The Department of Justice (DOJ) has filed a lawsuit against Texas over its new electoral map plans, saying that they violate the Voting Rights Act.
The DOJ said that Texas’ maps make it more difficult for minority voters, especially Black and Latino voters, to elect their preferred candidates.
In Texas, minority voters make up a whopping 95 percent of the 4 million population growth in the state over the past decade. Despite this reality, the state has willfully neglected to draw up new majority-minority districts in its newest plans.
In October, the state legislature, which is controlled by Republicans, approved new congressional districts following the census performed in 2020. A census tracks the population change over the past decade, making this the first opportunity that the 4 million new mostly minority voters have been taken into account for redistricting.
Due to its population growth, Texas even gained two seats in the House of Representatives in the past decade. But the new voters were not taken into account in order to protect them equal opportunity, but it seems directly to deny them it.
Republicans control the redistricting process, and as such drew the lines in their new maps in order to shore up blatant advantages across the state. Experts have said that this redistricting is in order to give the GOP a hold on a majority of the congressional seats, 15 out of 38 to be exact.
Having a majority of the congressional seats is an obvious advantage for the Republicans in the state, who have been pushing through sweeping conservative policies lately, including aggressive and controversial anti-abortion measures, as well as loosening gun regulations.
The US DOJ has said the redistricting violates section 2 of the Voting Rights Act, which is in place to prohibit voting practices that are racially discriminatory. The lawsuit says that Texas created plans that deny or abridge the rights of both Latino and Black voters.

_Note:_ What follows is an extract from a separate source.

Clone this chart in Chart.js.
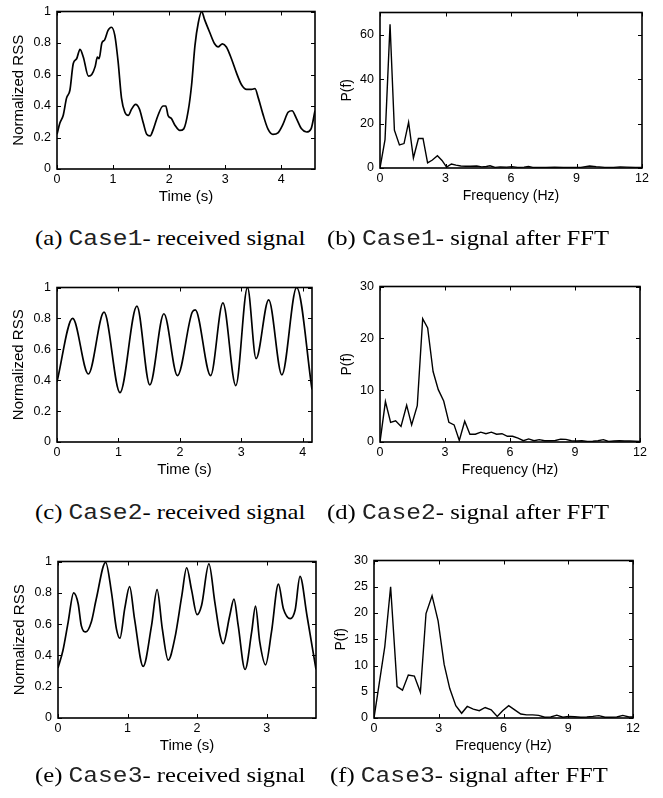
<!DOCTYPE html>
<html>
<head>
<meta charset="utf-8">
<script src="https://cdn.jsdelivr.net/npm/chart.js@4.4.1/dist/chart.umd.min.js"></script>
<style>
  body { margin: 0; background: #fff; }
  #page { position: relative; width: 663px; height: 798px; overflow: hidden; }
  canvas { position: absolute; }
  .cap { position: absolute; font-family: "Liberation Serif", "Times New Roman", serif; font-size: 22px; line-height: 22px;
         white-space: nowrap; color: #000; transform: scaleX(1.12); transform-origin: left center; }
  .cap span { font-family: "Liberation Mono", "Courier New", monospace; color: #222; }
</style>
</head>
<body>
<div id="page">
  <canvas id="cA"></canvas>
  <canvas id="cB"></canvas>
  <canvas id="cC"></canvas>
  <canvas id="cD"></canvas>
  <canvas id="cE"></canvas>
  <canvas id="cF"></canvas>
  <div class="cap" style="left:35px; top:227px">(a) <span>Case1</span>- received signal</div>
  <div class="cap" style="left:327px; top:227px">(b) <span>Case1</span>- signal after FFT</div>
  <div class="cap" style="left:35px; top:501px">(c) <span>Case2</span>- received signal</div>
  <div class="cap" style="left:327px; top:501px">(d) <span>Case2</span>- signal after FFT</div>
  <div class="cap" style="left:35px; top:764px">(e) <span>Case3</span>- received signal</div>
  <div class="cap" style="left:330px; top:764px">(f) <span>Case3</span>- signal after FFT</div>
</div>
<script>
// received signals: [time (s), normalized RSS]
const case1Signal = [
  [0, 0.22], [0.05, 0.29], [0.11, 0.34], [0.17, 0.45], [0.23, 0.50], [0.29, 0.67], [0.35, 0.70],
  [0.41, 0.76], [0.47, 0.71], [0.56, 0.59], [0.62, 0.60], [0.68, 0.65], [0.72, 0.71], [0.75, 0.70],
  [0.80, 0.80], [0.85, 0.82], [0.91, 0.88], [0.97, 0.90], [1.03, 0.85], [1.09, 0.68], [1.15, 0.45],
  [1.21, 0.36], [1.27, 0.34], [1.33, 0.38], [1.40, 0.41], [1.47, 0.38], [1.54, 0.29], [1.60, 0.22],
  [1.66, 0.21], [1.72, 0.255], [1.80, 0.34], [1.89, 0.40], [1.94, 0.40], [1.98, 0.34], [2.04, 0.32],
  [2.10, 0.28], [2.19, 0.245], [2.26, 0.255], [2.34, 0.37], [2.40, 0.535], [2.46, 0.785], [2.52, 0.93],
  [2.58, 1.0], [2.63, 0.95], [2.72, 0.87], [2.81, 0.795], [2.87, 0.775], [2.95, 0.795], [3.02, 0.775],
  [3.11, 0.70], [3.20, 0.61], [3.29, 0.535], [3.38, 0.505], [3.47, 0.505], [3.53, 0.51], [3.59, 0.45],
  [3.67, 0.35], [3.76, 0.255], [3.85, 0.22], [3.94, 0.23], [4.03, 0.285], [4.12, 0.36], [4.19, 0.37],
  [4.27, 0.32], [4.36, 0.255], [4.45, 0.235], [4.53, 0.255], [4.60, 0.37]
];
const case2Signal = [
  [0, 0.39], [0.255, 0.80], [0.51, 0.44], [0.765, 0.84], [1.025, 0.32], [1.30, 0.88], [1.51, 0.37],
  [1.74, 0.83], [1.96, 0.43], [2.20, 0.84], [2.25, 0.855], [2.50, 0.43], [2.70, 0.90], [2.91, 0.365],
  [3.10, 1.0], [3.24, 0.54], [3.445, 0.92], [3.66, 0.435], [3.90, 1.0], [4.15, 0.34]
];
const case3Signal = [
  [0, 0.32], [0.07, 0.43], [0.145, 0.61], [0.225, 0.80], [0.29, 0.73], [0.335, 0.59], [0.40, 0.55],
  [0.48, 0.615], [0.55, 0.76], [0.685, 0.995], [0.77, 0.80], [0.84, 0.57], [0.89, 0.51], [0.96, 0.70],
  [1.03, 0.84], [1.10, 0.635], [1.225, 0.33], [1.345, 0.59], [1.425, 0.82], [1.50, 0.57], [1.585, 0.37],
  [1.68, 0.51], [1.78, 0.78], [1.85, 0.96], [1.92, 0.82], [2.0, 0.66], [2.065, 0.72], [2.17, 0.985],
  [2.255, 0.74], [2.33, 0.53], [2.375, 0.475], [2.47, 0.655], [2.53, 0.76], [2.59, 0.595], [2.69, 0.31],
  [2.785, 0.55], [2.84, 0.715], [2.90, 0.49], [2.985, 0.34], [3.07, 0.55], [3.17, 0.855], [3.24, 0.70],
  [3.34, 0.635], [3.41, 0.69], [3.48, 0.905], [3.58, 0.655], [3.71, 0.31]
];

// spectra: [frequency (Hz), P(f)]
const case1Spectrum = [
  [0, 0], [0.23, 12.8], [0.46, 64.7], [0.66, 17], [0.89, 10.4], [1.10, 11], [1.31, 20.6], [1.53, 4.5],
  [1.76, 13.3], [1.97, 13.3], [2.18, 2.3], [2.40, 3.6], [2.63, 5.5], [2.84, 3.4], [3.05, 0.4], [3.27, 1.8],
  [3.48, 1.3], [3.70, 0.9], [3.92, 0.8], [4.14, 0.8], [4.43, 0.9], [4.66, 0.5], [4.87, 0.7], [5.04, 1.0],
  [5.27, 0.3], [5.5, 0.5], [5.8, 0.4], [6.05, 0.6], [6.3, 0.3], [6.6, 0.4], [6.8, 0.7], [7.0, 0.3],
  [7.3, 0.3], [7.6, 0.2], [8.0, 0.4], [8.4, 0.3], [8.8, 0.2], [9.2, 0.3], [9.6, 0.9], [9.9, 0.6],
  [10.3, 0.3], [10.7, 0.3], [11.0, 0.5], [11.3, 0.4], [11.7, 0.2], [12, 0.2]
];
const case2Spectrum = [
  [0, 0], [0.25, 7.8], [0.49, 3.8], [0.72, 4.1], [0.97, 3.0], [1.23, 7.1], [1.46, 3.3], [1.72, 7.0],
  [1.97, 23.8], [2.20, 22.0], [2.45, 13.6], [2.69, 10.1], [2.94, 7.9], [3.18, 3.8], [3.42, 3.3], [3.66, 0.3],
  [3.91, 4.0], [4.15, 1.5], [4.40, 1.5], [4.65, 1.9], [4.89, 1.6], [5.14, 1.9], [5.38, 1.5], [5.63, 1.6],
  [5.88, 1.1], [6.12, 1.1], [6.37, 0.75], [6.62, 0.25], [6.86, 0.6], [7.11, 0.25], [7.35, 0.45], [7.60, 0.25],
  [7.85, 0.25], [8.09, 0.3], [8.34, 0.55], [8.58, 0.5], [8.83, 0.25], [9.08, 0.2], [9.32, 0.25], [9.57, 0.1],
  [9.82, 0.15], [10.06, 0.25], [10.31, 0.45], [10.55, 0.1], [10.80, 0.2], [11.05, 0.25], [11.29, 0.2],
  [11.54, 0.2], [12, 0.1]
];
const case3Spectrum = [
  [0, 0], [0.25, 6.8], [0.50, 13.6], [0.77, 25.0], [1.07, 6.0], [1.32, 5.3], [1.59, 8.2], [1.87, 8.0],
  [2.15, 4.9], [2.41, 19.9], [2.69, 23.3], [2.97, 18.5], [3.25, 10.2], [3.51, 5.6], [3.79, 2.35], [4.06, 0.9],
  [4.32, 2.2], [4.60, 1.7], [4.88, 1.4], [5.15, 2.0], [5.43, 1.55], [5.71, 0.3], [5.96, 1.4], [6.24, 2.35],
  [6.52, 1.55], [6.80, 0.75], [7.07, 0.6], [7.35, 0.6], [7.63, 0.5], [7.91, 0.15], [8.19, 0.2], [8.47, 0.55],
  [8.75, 0.15], [9.02, 0.3], [9.30, 0.25], [9.58, 0.15], [9.86, 0.2], [10.14, 0.3], [10.42, 0.45],
  [10.70, 0.15], [10.98, 0.15], [11.25, 0.2], [11.53, 0.5], [11.81, 0.2], [12, 0.2]
];

// tick labels
const rssTicks = [0, 0.2, 0.4, 0.6, 0.8, 1];
const time1Ticks = [0, 1, 2, 3, 4];
const time2Ticks = [0, 1, 2, 3, 4];
const time3Ticks = [0, 1, 2, 3];
const freqTicks = [0, 3, 6, 9, 12];
const power1Ticks = [0, 20, 40, 60];
const power2Ticks = [0, 10, 20, 30];
const power3Ticks = [0, 5, 10, 15, 20, 25, 30];

const FONT = '"Liberation Sans", Arial, Helvetica, sans-serif';

// MATLAB-like box with inward ticks on all four sides
const frameTicks = {
  id: 'frameTicks',
  afterDatasetsDraw(chart) {
    const { ctx, chartArea: a, scales: { x, y } } = chart;
    ctx.save();
    ctx.strokeStyle = '#000';
    ctx.lineWidth = 1;
    ctx.beginPath();
    x.ticks.forEach(t => {
      const px = Math.round(x.getPixelForValue(t.value)) + 0.5;
      ctx.moveTo(px, a.bottom); ctx.lineTo(px, a.bottom - 4);
      ctx.moveTo(px, a.top); ctx.lineTo(px, a.top + 4);
    });
    y.ticks.forEach(t => {
      const py = Math.round(y.getPixelForValue(t.value)) + 0.5;
      ctx.moveTo(a.left, py); ctx.lineTo(a.left + 4, py);
      ctx.moveTo(a.right, py); ctx.lineTo(a.right - 4, py);
    });
    ctx.stroke();
    ctx.lineWidth = 1.6;
    ctx.strokeRect(a.left, a.top, a.right - a.left, a.bottom - a.top);
    ctx.restore();
  }
};

function makePanel(id, box, points, xMax, xTicks, yMax, yTicks, xTitle, yTitle, smooth, yTitleGap, titleSize) {
  const [l, t, r, b] = box;
  const canvas = document.getElementById(id);
  const w = r - l + 70, h = b - t + 10 + 45;
  canvas.width = w; canvas.height = h;
  canvas.style.left = (l - 60) + 'px';
  canvas.style.top = (t - 10) + 'px';
  canvas.style.width = w + 'px';
  canvas.style.height = h + 'px';
  const half = titleSize * 1.2 / 2;

  return new Chart(canvas, {
    type: 'line',
    data: {
      datasets: [{
        data: points.map(p => ({ x: p[0], y: p[1] })),
        borderColor: '#000',
        borderWidth: smooth ? 1.7 : 1.4,
        pointRadius: 0,
        fill: false,
        tension: 0,
        cubicInterpolationMode: smooth ? 'monotone' : 'default'
      }]
    },
    options: {
      responsive: false,
      animation: false,
      layout: { padding: { left: 0, top: 10, right: 10, bottom: 0 } },
      plugins: { legend: { display: false }, tooltip: { enabled: false } },
      scales: {
        x: {
          type: 'linear', min: 0, max: xMax,
          afterFit: s => { s.height = 45; },
          afterBuildTicks: s => { s.ticks = xTicks.map(v => ({ value: v })); },
          grid: { display: false, drawTicks: false },
          border: { display: false },
          ticks: { padding: 3, color: '#000', font: { family: FONT, size: 12.5 }, maxRotation: 0, callback: v => String(v) },
          title: { display: true, text: xTitle, color: '#000', font: { family: FONT, size: titleSize }, padding: { top: 0, bottom: 17 - half } }
        },
        y: {
          type: 'linear', min: 0, max: yMax,
          afterFit: s => { s.width = 60; },
          afterBuildTicks: s => { s.ticks = yTicks.map(v => ({ value: v })); },
          grid: { display: false, drawTicks: false },
          border: { display: false },
          ticks: { padding: 6, color: '#000', font: { family: FONT, size: 12.5 }, callback: v => String(v) },
          title: { display: true, text: yTitle, color: '#000', font: { family: FONT, size: titleSize }, padding: { top: 60 - yTitleGap - half, bottom: 0 } }
        }
      }
    },
    plugins: [frameTicks]
  });
}

makePanel('cA', [57, 8, 315, 169], case1Signal, 4.6, time1Ticks, 1, rssTicks, 'Time (s)', 'Normalized RSS', true, 38, 15);
makePanel('cB', [380, 9, 642, 168], case1Spectrum, 12, freqTicks, 70, power1Ticks, 'Frequency (Hz)', 'P(f)', false, 33, 14);
makePanel('cC', [57, 284, 312, 442], case2Signal, 4.15, time2Ticks, 1, rssTicks, 'Time (s)', 'Normalized RSS', true, 38, 15);
makePanel('cD', [380, 283, 640, 442], case2Spectrum, 12, freqTicks, 30, power2Ticks, 'Frequency (Hz)', 'P(f)', false, 33, 14);
makePanel('cE', [58, 558, 316, 718], case3Signal, 3.71, time3Ticks, 1, rssTicks, 'Time (s)', 'Normalized RSS', true, 38, 15);
makePanel('cF', [374, 557, 633, 718], case3Spectrum, 12, freqTicks, 30, power3Ticks, 'Frequency (Hz)', 'P(f)', false, 33, 14);
</script>
</body>
</html>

2022 is a midterm election year, so Texas is one of many states introducing bills about voting rights. Voter restriction bills are becoming common across America, according to the Brennan Center for Justice. All of this came following the 2020 presidential election, and Trump’s supporters entirely baseless claims of widespread voter fraud.
Despite there being zero evidence of widespread voter fraud, Republicans are trying their hardest to tighten voting laws.